Prior to load testing, you need to determine the maximum acceptable response time for any page within your application while it is running under peak load. Peak load is defined as the maximum amount of load that your application can handle before it becomes essentially unresponsive and practically inoperable.
When determining that maximum response time, keep in mind that you're trying to push the hardware to the limit of its usefulness. Thus, saying that "three seconds is as long as anyone should have to wait" is a little unreasonable.
In the load testing in which this author has been involved, an acceptable maximum response time under peak load could come in anywhere from 30 to 60 seconds. If it is any longer than this, the vast majority of your users are going to bail out.

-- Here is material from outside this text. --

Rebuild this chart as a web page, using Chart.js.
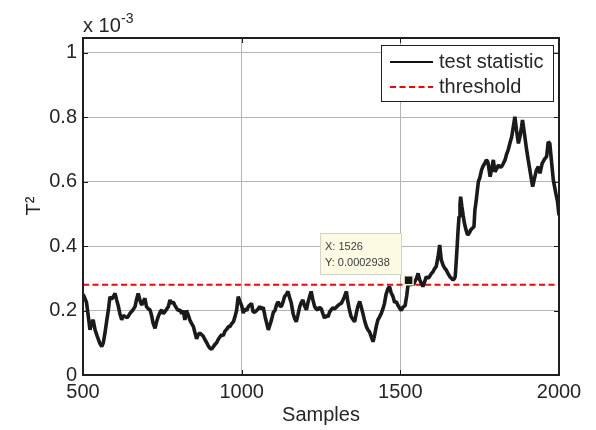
<!DOCTYPE html>
<html>
<head>
<meta charset="utf-8">
<script src="https://cdn.jsdelivr.net/npm/chart.js@4/dist/chart.umd.min.js"></script>
<style>
  html, body { margin: 0; padding: 0; background: #ffffff; }
  #wrap { width: 596px; height: 430px; position: relative; }
</style>
</head>
<body>
<div id="wrap"><canvas id="c" width="596" height="430"></canvas></div>
<script>
// Sample index of each reading of the monitoring statistic
const sampleIdx = [
  500, 505, 511, 517, 522, 527, 532, 538, 545, 553, 559, 564, 569, 575, 580, 585, 590, 596, 601, 606,
  611, 616, 622, 627, 632, 640, 648, 656, 664, 669, 674, 680, 685, 690, 695, 700, 706, 711, 716, 721,
  727, 732, 737, 743, 748, 753, 758, 764, 769, 774, 779, 784, 790, 795, 800, 806, 811, 816, 821, 826,
  832, 837, 842, 848, 853, 858, 863, 868, 874, 879, 884, 890, 895, 900, 905, 911, 916, 921, 926, 932,
  937, 942, 947, 953, 958, 963, 969, 974, 979, 984, 989, 994, 1000, 1005, 1010, 1016, 1021, 1026, 1031, 1036,
  1041, 1047, 1052, 1057, 1063, 1068, 1074, 1079, 1084, 1089, 1094, 1100, 1105, 1110, 1115, 1120, 1125, 1130, 1135, 1141,
  1146, 1151, 1156, 1162, 1167, 1172, 1177, 1183, 1188, 1193, 1198, 1204, 1209, 1214, 1219, 1224, 1230, 1235, 1240, 1245,
  1251, 1256, 1261, 1266, 1272, 1277, 1282, 1287, 1293, 1298, 1303, 1309, 1314, 1319, 1324, 1330, 1335, 1340, 1345, 1351,
  1356, 1361, 1366, 1372, 1377, 1382, 1387, 1393, 1398, 1403, 1408, 1414, 1419, 1424, 1429, 1435, 1440, 1445, 1450, 1455,
  1461, 1466, 1471, 1477, 1482, 1487, 1493, 1498, 1503, 1508, 1515, 1520, 1526, 1531, 1536, 1541, 1546, 1551, 1556, 1561,
  1566, 1571, 1577, 1582, 1587, 1592, 1598, 1603, 1608, 1613, 1619, 1624, 1629, 1635, 1640, 1645, 1650, 1656, 1661, 1666,
  1670, 1673, 1676, 1679, 1682, 1685, 1688, 1690, 1694, 1698, 1702, 1707, 1712, 1717, 1722, 1727, 1732, 1735, 1739, 1743,
  1746, 1750, 1756, 1761, 1766, 1771, 1776, 1783, 1788, 1793, 1798, 1804, 1809, 1814, 1819, 1824, 1830, 1835, 1840, 1845,
  1851, 1856, 1861, 1866, 1872, 1877, 1882, 1885, 1891, 1898, 1903, 1910, 1917, 1924, 1929, 1935, 1940, 1947, 1955, 1961,
  1966, 1971, 1977, 1982, 1990, 1995, 2000
];

// T^2 test statistic, in units of 10^-3
const tSquared = [
  0.250, 0.240, 0.225, 0.180, 0.140, 0.160, 0.171, 0.140, 0.120, 0.098, 0.088, 0.100, 0.129, 0.170, 0.202, 0.243, 0.235, 0.243, 0.253, 0.233,
  0.215, 0.191, 0.171, 0.185, 0.181, 0.178, 0.191, 0.200, 0.212, 0.235, 0.253, 0.230, 0.217, 0.228, 0.238, 0.212, 0.205, 0.202, 0.185, 0.160,
  0.145, 0.165, 0.181, 0.195, 0.202, 0.190, 0.196, 0.205, 0.212, 0.233, 0.222, 0.227, 0.215, 0.207, 0.200, 0.202, 0.190, 0.200, 0.171, 0.200,
  0.185, 0.170, 0.160, 0.150, 0.130, 0.112, 0.125, 0.130, 0.125, 0.120, 0.110, 0.100, 0.090, 0.083, 0.080, 0.088, 0.095, 0.100, 0.110, 0.119,
  0.125, 0.122, 0.135, 0.142, 0.150, 0.150, 0.160, 0.165, 0.181, 0.200, 0.243, 0.230, 0.215, 0.192, 0.205, 0.200, 0.212, 0.217, 0.222, 0.196,
  0.195, 0.200, 0.205, 0.212, 0.205, 0.210, 0.180, 0.160, 0.140, 0.155, 0.171, 0.195, 0.200, 0.218, 0.227, 0.215, 0.212, 0.225, 0.243, 0.250,
  0.259, 0.240, 0.225, 0.191, 0.175, 0.165, 0.185, 0.212, 0.225, 0.233, 0.215, 0.202, 0.225, 0.243, 0.259, 0.235, 0.212, 0.205, 0.202, 0.210,
  0.205, 0.190, 0.176, 0.185, 0.180, 0.195, 0.202, 0.208, 0.205, 0.210, 0.215, 0.220, 0.222, 0.232, 0.243, 0.259, 0.225, 0.200, 0.181, 0.172,
  0.165, 0.190, 0.212, 0.228, 0.210, 0.191, 0.170, 0.150, 0.140, 0.134, 0.120, 0.103, 0.124, 0.150, 0.170, 0.181, 0.191, 0.205, 0.222, 0.250,
  0.268, 0.274, 0.255, 0.243, 0.225, 0.228, 0.215, 0.207, 0.200, 0.210, 0.215, 0.245, 0.2938, 0.278, 0.284, 0.280, 0.290, 0.300, 0.315, 0.295,
  0.285, 0.274, 0.290, 0.305, 0.300, 0.305, 0.315, 0.320, 0.330, 0.336, 0.367, 0.403, 0.357, 0.340, 0.331, 0.325, 0.315, 0.305, 0.300, 0.295,
  0.298, 0.305, 0.350, 0.398, 0.450, 0.491, 0.530, 0.553, 0.522, 0.495, 0.470, 0.450, 0.434, 0.440, 0.450, 0.455, 0.460, 0.512, 0.540, 0.575,
  0.600, 0.610, 0.636, 0.648, 0.656, 0.667, 0.660, 0.615, 0.640, 0.667, 0.630, 0.640, 0.651, 0.645, 0.646, 0.655, 0.667, 0.685, 0.698, 0.718,
  0.739, 0.770, 0.801, 0.760, 0.718, 0.739, 0.770, 0.791, 0.749, 0.698, 0.667, 0.625, 0.584, 0.615, 0.636, 0.646, 0.625, 0.656, 0.670, 0.677,
  0.723, 0.718, 0.656, 0.605, 0.563, 0.540, 0.495
];

// Control limit, same units
const thresholdLevel = 0.28;

const xTickValues = [500, 1000, 1500, 2000];
const yTickValues = [0, 0.2, 0.4, 0.6, 0.8, 1];
const legendLabels = ['test statistic', 'threshold'];

// Data cursor pinned on one sample
const cursorSample = 1526;
const cursorValue = 0.2938;

const FONT = "'Liberation Sans', Arial, Helvetica, sans-serif";
const TEXT = '#262626';

const seriesPoints = sampleIdx.map((s, i) => ({ x: s, y: tSquared[i] }));
const thresholdPoints = [
  { x: xTickValues[0], y: thresholdLevel },
  { x: xTickValues[xTickValues.length - 1], y: thresholdLevel }
];

// Frame, inward tick marks, axis titles, legend and data cursor
const decorations = {
  id: 'decorations',
  afterDraw(chart) {
    const ctx = chart.ctx;
    const a = chart.chartArea;
    const xs = chart.scales.x, ys = chart.scales.y;
    ctx.save();

    // inward ticks
    ctx.strokeStyle = '#1a1a1a';
    ctx.lineWidth = 1;
    ctx.beginPath();
    yTickValues.forEach(v => {
      const py = Math.round(ys.getPixelForValue(v)) + 0.5;
      ctx.moveTo(a.left, py); ctx.lineTo(a.left + 5, py);
      ctx.moveTo(a.right, py); ctx.lineTo(a.right - 5, py);
    });
    xTickValues.forEach(v => {
      const px = Math.round(xs.getPixelForValue(v)) + 0.5;
      ctx.moveTo(px, a.bottom); ctx.lineTo(px, a.bottom - 5);
      ctx.moveTo(px, a.top); ctx.lineTo(px, a.top + 5);
    });
    ctx.stroke();

    // axes box
    ctx.lineWidth = 2;
    ctx.strokeStyle = '#1f1f1f';
    ctx.strokeRect(a.left, a.top, a.right - a.left, a.bottom - a.top);

    // axis titles
    ctx.fillStyle = TEXT;
    ctx.font = '20px ' + FONT;
    ctx.textAlign = 'center';
    ctx.textBaseline = 'alphabetic';
    ctx.fillText('Samples', (a.left + a.right) / 2, 421);

    ctx.save();
    ctx.translate(40, 206);
    ctx.rotate(-Math.PI / 2);
    ctx.fillText('T²', 0, 0);
    ctx.restore();

    // exponent note
    ctx.textAlign = 'left';
    ctx.font = '20px ' + FONT;
    ctx.fillText('x 10', 83, 32);
    ctx.font = '14px ' + FONT;
    ctx.fillText('-3', 121, 23);

    // legend
    const lx = 381.5, ly = 45.5, lw = 172, lh = 56;
    ctx.fillStyle = '#ffffff';
    ctx.fillRect(lx, ly, lw, lh);
    ctx.strokeStyle = '#1f1f1f';
    ctx.lineWidth = 1;
    ctx.strokeRect(lx, ly, lw, lh);
    const rows = [62, 87];
    ctx.lineWidth = 2;
    ctx.strokeStyle = '#111111';
    ctx.setLineDash([]);
    ctx.beginPath(); ctx.moveTo(390, rows[0]); ctx.lineTo(433, rows[0]); ctx.stroke();
    ctx.strokeStyle = '#ff0000';
    ctx.setLineDash([6, 3.5]);
    ctx.beginPath(); ctx.moveTo(390, rows[1]); ctx.lineTo(433, rows[1]); ctx.stroke();
    ctx.setLineDash([]);
    ctx.fillStyle = TEXT;
    ctx.font = '20px ' + FONT;
    ctx.textBaseline = 'middle';
    ctx.fillText(legendLabels[0], 439, rows[0]);
    ctx.fillText(legendLabels[1], 439, rows[1]);

    // data cursor
    const mx = xs.getPixelForValue(cursorSample);
    const my = ys.getPixelForValue(cursorValue);
    const bx = 320.5, by = 233.5, bw = 81, bh = 41;
    ctx.fillStyle = '#fbfbe3';
    ctx.fillRect(bx, by, bw, bh);
    ctx.strokeStyle = '#d4d4c4';
    ctx.lineWidth = 1;
    ctx.strokeRect(bx, by, bw, bh);
    ctx.fillStyle = '#3a3a3a';
    ctx.font = '11px ' + FONT;
    ctx.textBaseline = 'middle';
    ctx.fillText('X: ' + cursorSample, 325, 247);
    ctx.fillText('Y: ' + (cursorValue * 1e-3).toFixed(7), 325, 263);

    ctx.fillStyle = '#151515';
    ctx.fillRect(mx - 4.5, my - 4.5, 9, 9);
    ctx.strokeStyle = '#f5f5d0';
    ctx.lineWidth = 1.5;
    ctx.strokeRect(mx - 4.5, my - 4.5, 9, 9);

    ctx.restore();
  }
};

new Chart(document.getElementById('c'), {
  type: 'line',
  data: {
    datasets: [
      {
        label: legendLabels[0],
        data: seriesPoints,
        borderColor: '#1a1a1a',
        borderWidth: 3.6,
        pointRadius: 0,
        tension: 0,
        borderJoinStyle: 'bevel'
      },
      {
        label: legendLabels[1],
        data: thresholdPoints,
        borderColor: '#ff0000',
        borderWidth: 2,
        borderDash: [6, 3.5],
        pointRadius: 0,
        tension: 0
      }
    ]
  },
  options: {
    responsive: false,
    animation: false,
    devicePixelRatio: 1,
    layout: { padding: { left: 0, top: 38, right: 37, bottom: 0 } },
    plugins: { legend: { display: false }, tooltip: { enabled: false }, title: { display: false } },
    scales: {
      x: {
        type: 'linear',
        min: 500,
        max: 2000,
        afterBuildTicks(scale) { scale.ticks = xTickValues.map(v => ({ value: v })); },
        afterFit(scale) { scale.height = 55; },
        ticks: {
          color: TEXT,
          font: { family: FONT, size: 20 },
          padding: 5,
          maxRotation: 0,
          callback: v => String(v)
        },
        grid: { color: '#b4b4b4', lineWidth: 1, drawTicks: false },
        border: { display: false }
      },
      y: {
        type: 'linear',
        min: 0,
        max: 1.045,
        afterBuildTicks(scale) { scale.ticks = yTickValues.map(v => ({ value: v })); },
        afterFit(scale) { scale.width = 83; },
        ticks: {
          color: TEXT,
          font: { family: FONT, size: 20 },
          padding: 6,
          callback: v => String(Math.round(v * 10) / 10)
        },
        grid: { color: '#b4b4b4', lineWidth: 1, drawTicks: false },
        border: { display: false }
      }
    }
  },
  plugins: [decorations]
});
</script>
</body>
</html>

The key to successful load testing is developing and maintaining a load testing methodology. Load testing should be systematic and focused. It should simulate real-world scenarios that effectively emulate user behaviors, browsers, and connection speeds. Although there are several models from which to choose, this part of the chapter will focus on the following: isolation testing, stress testing, and endurance testing. You should use these at different stages of your application's life cycle.
Isolation testing involves focusing on a particular section or functionality of your application. This may be testing the responsiveness of a search engine or measuring the response times of a shopping cart checkout process. Isolation testing is most useful during early stages of development when you are trying to identify potential bugs in sections of code. It can also be useful during QA before deploying new sections of code.
Stress testing is the application of continuous user loads, at a maximum speed, on your system without any think times between transactions or page views. If a hit is the actual delivery of a page, then a view is the actual scanning or reading of that page. Think times are the time a user spends viewing the rendered page.
Stress testing disables the loading of images and other HTML resources (such as external style sheets) to eliminate the time incurred waiting for these to render. After all, not only are images usually the last items to load on a page, but also they add to the document weight, which increases the response time.
The goal of stress testing is to stress the system limits. This determines the maximum number of simultaneous requests the application can handle, and it determines the server's load threshold. Stress testing is most useful when applied to identified paths throughout your completed application.
Recommended periods for stress testing include the following:
Endurance testing applies real-world user load over a period of 24 hours or longer. This helps determine the following facts:
Endurance testing is most useful before deployment. Because you are applying a real-world user load over a length of time, this test is useful in determining an optimal server configuration for hosting your application.
The most useful model in determining overall site scalability is stress testing. Isolation tests identify problem areas in code; endurance tests identify problem areas in system stability over time. Stress tests thoroughly assess system resources for pure responsiveness and are useful in determining the correct user load and system settings for your endurance tests.
Just as there are varying load testing models, there are many variations in load testing methodologies. All the major testing tool vendors have their own methodologies that their consultants utilize and that their trainers teach. Similarly, IT department administrators, developers, and Internet service providers (ISPs) also have their own methodology for measuring a server's load capacity. The disparity among these methodologies is as disproportionate as their respective site designs. However, no matter what tool you decide to use or what model you employ, there is a correct way to load test a ColdFusion Server.
The proper way to load test a ColdFusion Server is to test a virtual user path through your application that emulates real users. This probably sounds similar to what you are already doing; however, if you have more than one ColdFusion application on your server, your test script must explore paths along each application and do so simultaneously. This is required because although you may have a virtual site or server for each application, there is only one ColdFusion Server to service CFM requests. That means ColdFusion's pool of simultaneous requests services requests from all these virtual sites in a FIFO (First In, First Out) fashion. If the metrics you gather do not consider data for all these applications, you should consider your data incomplete or "dirty." Thus, load testing and optimizing one application does not buy you much if the other applications on the server perform poorly and you have not considered them in your testing and optimizations.
Other Performance Considerations
When determining the maximum amount of load your application can handle, it can be helpful to look at some of the other ways that you can improve the performance of your application to help achieve the best results possible during your testing. Some of these methods are discussed in the following list:
Of course, beyond these methods, there's the tried and true "throw hardware at it" method. If you need to be able to serve more users concurrently, but you simply cannot squeeze any more performance out of your application or current hardware, you can always explore clustering your application or database servers to pool horsepower or divide load among several servers.
This strategy is a perfectly acceptable method for increasing application performance, and you'll find that, if your traffic grows for any length of time, it will be a method that you'll have to eventually explore.
There are many methods for calculating the amount of hardware that you'll need to scale to a certain level of load. Although we don't endorse any particular method, you'll find that this is an area where your load-testing data will come in handy. For example, if based on your load testing you know that your current hardware can adequately support 200 concurrent connections, you should be able to extrapolate the fact that if you want to service 1000 users simultaneously, you will need to consider a cluster of 5 similar servers.